• WRITTEN REQUEST
Using the listing below, copy exactly the lines from the one containing "Recreate this image" to the one containing "const values = [96, 87, 76, 59, 44, 35];", both lines included, and no others.

Collected data:
○ ○ ○ ○ ○ ○ ○
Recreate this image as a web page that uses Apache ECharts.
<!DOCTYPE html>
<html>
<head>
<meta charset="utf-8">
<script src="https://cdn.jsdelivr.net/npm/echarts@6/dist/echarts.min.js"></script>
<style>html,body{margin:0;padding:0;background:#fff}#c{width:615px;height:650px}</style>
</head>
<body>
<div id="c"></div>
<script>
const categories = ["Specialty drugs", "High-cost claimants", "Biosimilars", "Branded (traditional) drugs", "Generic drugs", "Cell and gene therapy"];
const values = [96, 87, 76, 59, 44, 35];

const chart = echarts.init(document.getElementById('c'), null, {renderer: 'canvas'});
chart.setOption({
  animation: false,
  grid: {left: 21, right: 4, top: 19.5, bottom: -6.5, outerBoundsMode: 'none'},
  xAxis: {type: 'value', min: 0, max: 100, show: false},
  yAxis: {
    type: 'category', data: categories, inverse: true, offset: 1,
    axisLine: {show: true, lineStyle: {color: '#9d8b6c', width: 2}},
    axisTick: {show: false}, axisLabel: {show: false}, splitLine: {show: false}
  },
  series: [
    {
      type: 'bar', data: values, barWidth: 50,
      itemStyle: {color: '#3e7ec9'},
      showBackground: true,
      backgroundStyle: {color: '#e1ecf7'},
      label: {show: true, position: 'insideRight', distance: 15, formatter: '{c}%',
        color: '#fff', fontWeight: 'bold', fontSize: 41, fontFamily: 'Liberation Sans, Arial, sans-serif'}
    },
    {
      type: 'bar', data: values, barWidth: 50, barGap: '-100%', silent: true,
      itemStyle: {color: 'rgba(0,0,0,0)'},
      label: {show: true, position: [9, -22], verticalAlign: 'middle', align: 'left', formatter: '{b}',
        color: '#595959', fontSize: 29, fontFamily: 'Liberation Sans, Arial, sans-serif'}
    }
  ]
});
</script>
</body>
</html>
○ ○ ○ ○ ○ ○ ○
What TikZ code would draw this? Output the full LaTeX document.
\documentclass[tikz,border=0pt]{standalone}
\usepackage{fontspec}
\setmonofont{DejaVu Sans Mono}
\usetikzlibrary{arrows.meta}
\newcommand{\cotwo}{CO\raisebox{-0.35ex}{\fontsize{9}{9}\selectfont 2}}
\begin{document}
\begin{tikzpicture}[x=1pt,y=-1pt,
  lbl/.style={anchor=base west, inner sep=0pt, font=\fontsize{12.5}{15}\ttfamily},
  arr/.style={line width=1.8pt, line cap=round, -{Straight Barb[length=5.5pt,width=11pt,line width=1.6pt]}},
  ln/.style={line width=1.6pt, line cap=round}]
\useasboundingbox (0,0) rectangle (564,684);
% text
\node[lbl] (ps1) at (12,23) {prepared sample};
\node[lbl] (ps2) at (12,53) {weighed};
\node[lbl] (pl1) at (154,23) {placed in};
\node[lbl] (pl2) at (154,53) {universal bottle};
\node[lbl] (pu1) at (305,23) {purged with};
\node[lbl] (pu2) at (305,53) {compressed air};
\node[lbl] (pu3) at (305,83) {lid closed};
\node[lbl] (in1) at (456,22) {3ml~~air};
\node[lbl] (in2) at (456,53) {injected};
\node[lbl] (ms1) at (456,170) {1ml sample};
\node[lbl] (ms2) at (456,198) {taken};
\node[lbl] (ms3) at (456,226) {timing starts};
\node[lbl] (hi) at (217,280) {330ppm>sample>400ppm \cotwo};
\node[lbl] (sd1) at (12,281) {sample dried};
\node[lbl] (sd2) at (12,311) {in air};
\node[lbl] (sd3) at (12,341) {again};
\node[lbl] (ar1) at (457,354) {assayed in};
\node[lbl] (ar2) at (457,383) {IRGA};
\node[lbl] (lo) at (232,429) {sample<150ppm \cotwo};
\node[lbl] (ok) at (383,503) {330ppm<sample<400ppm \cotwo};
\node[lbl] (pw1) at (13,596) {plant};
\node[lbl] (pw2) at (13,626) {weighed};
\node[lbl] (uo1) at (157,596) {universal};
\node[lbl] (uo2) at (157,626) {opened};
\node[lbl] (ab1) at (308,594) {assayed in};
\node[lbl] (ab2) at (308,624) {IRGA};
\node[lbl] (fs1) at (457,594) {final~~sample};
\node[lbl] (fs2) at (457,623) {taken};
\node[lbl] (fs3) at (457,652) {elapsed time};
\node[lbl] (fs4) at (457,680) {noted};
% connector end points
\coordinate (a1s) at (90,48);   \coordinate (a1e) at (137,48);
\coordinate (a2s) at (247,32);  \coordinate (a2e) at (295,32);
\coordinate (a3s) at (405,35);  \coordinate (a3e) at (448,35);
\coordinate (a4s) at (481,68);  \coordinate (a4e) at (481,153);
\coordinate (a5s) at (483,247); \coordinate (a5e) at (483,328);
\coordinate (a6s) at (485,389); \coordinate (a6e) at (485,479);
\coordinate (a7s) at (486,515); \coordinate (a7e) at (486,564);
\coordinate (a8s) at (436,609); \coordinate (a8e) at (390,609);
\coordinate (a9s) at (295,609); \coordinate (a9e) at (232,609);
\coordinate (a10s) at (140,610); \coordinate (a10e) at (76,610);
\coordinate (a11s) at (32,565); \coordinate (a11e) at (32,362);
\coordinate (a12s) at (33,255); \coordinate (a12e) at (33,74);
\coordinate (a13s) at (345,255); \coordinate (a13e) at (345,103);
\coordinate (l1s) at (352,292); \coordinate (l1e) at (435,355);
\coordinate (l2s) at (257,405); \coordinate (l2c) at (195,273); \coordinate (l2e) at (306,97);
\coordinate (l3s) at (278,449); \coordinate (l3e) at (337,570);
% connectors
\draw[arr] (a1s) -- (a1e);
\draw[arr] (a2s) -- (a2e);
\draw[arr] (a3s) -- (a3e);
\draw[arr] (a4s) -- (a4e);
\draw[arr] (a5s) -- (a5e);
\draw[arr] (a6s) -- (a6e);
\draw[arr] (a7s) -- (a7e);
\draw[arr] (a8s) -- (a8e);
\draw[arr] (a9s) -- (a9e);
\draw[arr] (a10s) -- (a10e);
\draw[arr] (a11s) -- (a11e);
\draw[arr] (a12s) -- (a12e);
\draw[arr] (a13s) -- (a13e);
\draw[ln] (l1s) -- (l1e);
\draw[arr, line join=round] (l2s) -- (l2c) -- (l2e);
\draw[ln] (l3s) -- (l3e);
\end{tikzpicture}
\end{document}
○ ○ ○ ○ ○ ○ ○
• FINAL ANSWER
Recreate this image as a web page that uses Apache ECharts.
<!DOCTYPE html>
<html>
<head>
<meta charset="utf-8">
<script src="https://cdn.jsdelivr.net/npm/echarts@6/dist/echarts.min.js"></script>
<style>html,body{margin:0;padding:0;background:#fff}#c{width:615px;height:650px}</style>
</head>
<body>
<div id="c"></div>
<script>
const categories = ["Specialty drugs", "High-cost claimants", "Biosimilars", "Branded (traditional) drugs", "Generic drugs", "Cell and gene therapy"];
const values = [96, 87, 76, 59, 44, 35];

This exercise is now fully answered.